(Problem to work on) Begin with the first line below and retype each line exactly through the line containing "(center) -- (det2.south);". Any pictures are to be left out.

(Dataset section)
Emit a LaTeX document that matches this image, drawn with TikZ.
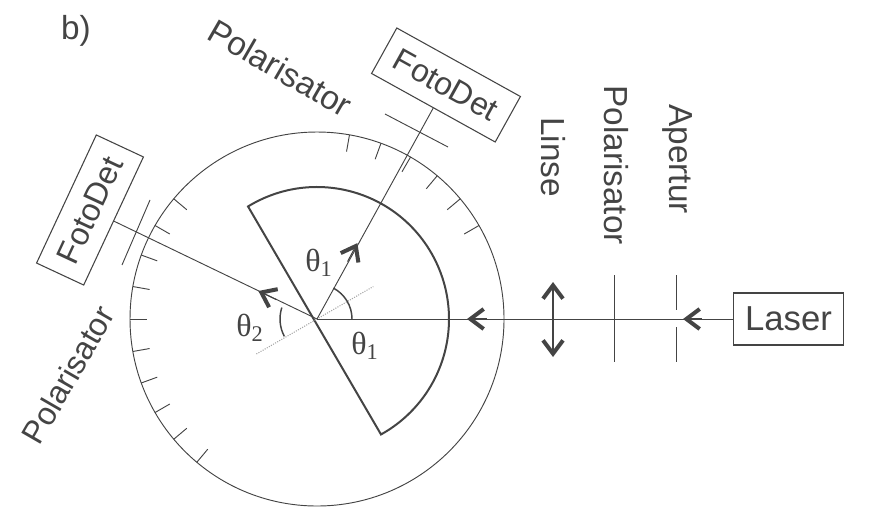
\documentclass[tikz,border=0pt]{standalone}
\usepackage{fontspec}
\setmainfont{Liberation Sans}
\newfontfamily\thetafont{Liberation Serif}
\usepackage{tikz}
\usetikzlibrary{
  arrows.meta,
  calc
}
\definecolor{InkGray}{HTML}{444444}
\tikzset{
  % Instrument box: thin outline, text inside
  inst/.style={
    rectangle, draw=InkGray, line width=0.8pt, fill=white,
    inner sep=0pt, align=center, font=\fontsize{24}{26}\selectfont, text=InkGray,
    minimum width=106pt, minimum height=39pt
  },
  % Free text beside the beam
  lbl/.style={font=\fontsize{25}{27}\selectfont, text=InkGray, inner sep=0pt},
  % Angle label
  ang/.style={font=\thetafont\fontsize{24}{26}\selectfont, text=InkGray, inner sep=0pt},
  % Thin optical line
  ray/.style={draw=InkGray, line width=0.7pt},
  % Open arrow head on a beam
  arr/.style={
    draw=InkGray, line width=0.8pt,
    -{Straight Barb[length=10pt,width=15pt,line width=3pt]}
  }
}
\begin{document}
\begin{tikzpicture}[x=1pt,y=-1pt,scale=0.75]
  \useasboundingbox (0,0) rectangle (871,531);

  \coordinate (center) at (317,319);

  % Goniometer circle with ticks
  \draw[ray] (center) circle[radius=187];
  \foreach \a in {30,40,50,60,70,80,140,150,160,170,180,190,200,210,220,230}{
    \draw[ray] ($(center)+(-\a:187)$) -- ($(center)+(-\a:170)$);
  }

  % Half cylinder
  \draw[draw=InkGray, line width=1.5pt] (center)+(-121.5:132) arc[start angle=-121.5, end angle=61, radius=132] -- cycle;

  % Normal
  \draw[draw=gray!70, densely dotted, line width=0.8pt] ($(center)+(150:70)$) -- ($(center)+(-30:65)$);

  % Instruments
  \node[inst, rotate=-29] (det1) at (446,85) {FotoDet};
  \node[inst, rotate=65] (det2) at (90,210) {FotoDet};
  \node[inst, minimum width=83pt, font=\fontsize{26}{28}\selectfont] (laser) at (788.5,319) {Laser};

  % Beams
  \draw[ray] (laser.west) -- (center);
  \draw[ray] (center) -- (det1.south);
  \draw[ray] (center) -- (det2.south);

  % Arrow heads
  \draw[arr] (702,319) -- (683,319);
  \draw[arr] (487,319) -- (467,319);
  \draw[arr] ($(center)+(-62:65)$) -- ($(center)+(-62:86)$);
  \draw[arr] ($(center)+(-154.5:45)$) -- ($(center)+(-154.5:65)$);

  % Lens and plates
  \draw[arr] (553,319) -- (553,282);
  \draw[arr] (553,319) -- (553,357);
  \draw[ray] (614,275) -- (614,362);
  \draw[ray] (676,275) -- (676,310);
  \draw[ray] (676,327) -- (676,362);

  % Polarisers in front of the detectors
  \draw[ray] (385,114) -- (448,147);
  \draw[ray] (150,200) -- (122,265);

  % Angle arcs
  \draw[draw=InkGray, line width=1.1pt] ($(center)+(35,0)$) arc[start angle=0, end angle=-62, radius=35];
  \draw[draw=InkGray, line width=1.1pt] ($(center)+(-162:37)$) arc[start angle=-162, end angle=-208, radius=37];

  % Labels
  \node[lbl] (bmark) at (76,31) {b)};
  \node[lbl, rotate=-30] (pol1) at (280,68) {Polarisator};
  \node[lbl, rotate=60, font=\fontsize{24}{26}\selectfont] (pol2) at (68,375) {Polarisator};
  \node[lbl, rotate=-90] (linse) at (553,157) {Linse};
  \node[lbl, rotate=-90] (pol3) at (616,165) {Polarisator};
  \node[lbl, rotate=-90] (apertur) at (677,159) {Apertur};
  \node[ang] (th1) at (319,263) {θ\textsubscript{1}};
  \node[ang] (th2) at (250,328) {θ\textsubscript{2}};
  \node[ang] (th3) at (365,346) {θ\textsubscript{1}};
\end{tikzpicture}
\end{document}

(Completed exercise)
Emit a LaTeX document that matches this image, drawn with TikZ.
\documentclass[tikz,border=0pt]{standalone}
\usepackage{fontspec}
\setmainfont{Liberation Sans}
\newfontfamily\thetafont{Liberation Serif}
\usepackage{tikz}
\usetikzlibrary{
  arrows.meta,
  calc
}
\definecolor{InkGray}{HTML}{444444}
\tikzset{
  % Instrument box: thin outline, text inside
  inst/.style={
    rectangle, draw=InkGray, line width=0.8pt, fill=white,
    inner sep=0pt, align=center, font=\fontsize{24}{26}\selectfont, text=InkGray,
    minimum width=106pt, minimum height=39pt
  },
  % Free text beside the beam
  lbl/.style={font=\fontsize{25}{27}\selectfont, text=InkGray, inner sep=0pt},
  % Angle label
  ang/.style={font=\thetafont\fontsize{24}{26}\selectfont, text=InkGray, inner sep=0pt},
  % Thin optical line
  ray/.style={draw=InkGray, line width=0.7pt},
  % Open arrow head on a beam
  arr/.style={
    draw=InkGray, line width=0.8pt,
    -{Straight Barb[length=10pt,width=15pt,line width=3pt]}
  }
}
\begin{document}
\begin{tikzpicture}[x=1pt,y=-1pt,scale=0.75]
  \useasboundingbox (0,0) rectangle (871,531);

  \coordinate (center) at (317,319);

  % Goniometer circle with ticks
  \draw[ray] (center) circle[radius=187];
  \foreach \a in {30,40,50,60,70,80,140,150,160,170,180,190,200,210,220,230}{
    \draw[ray] ($(center)+(-\a:187)$) -- ($(center)+(-\a:170)$);
  }

  % Half cylinder
  \draw[draw=InkGray, line width=1.5pt] (center)+(-121.5:132) arc[start angle=-121.5, end angle=61, radius=132] -- cycle;

  % Normal
  \draw[draw=gray!70, densely dotted, line width=0.8pt] ($(center)+(150:70)$) -- ($(center)+(-30:65)$);

  % Instruments
  \node[inst, rotate=-29] (det1) at (446,85) {FotoDet};
  \node[inst, rotate=65] (det2) at (90,210) {FotoDet};
  \node[inst, minimum width=83pt, font=\fontsize{26}{28}\selectfont] (laser) at (788.5,319) {Laser};

  % Beams
  \draw[ray] (laser.west) -- (center);
  \draw[ray] (center) -- (det1.south);
  \draw[ray] (center) -- (det2.south);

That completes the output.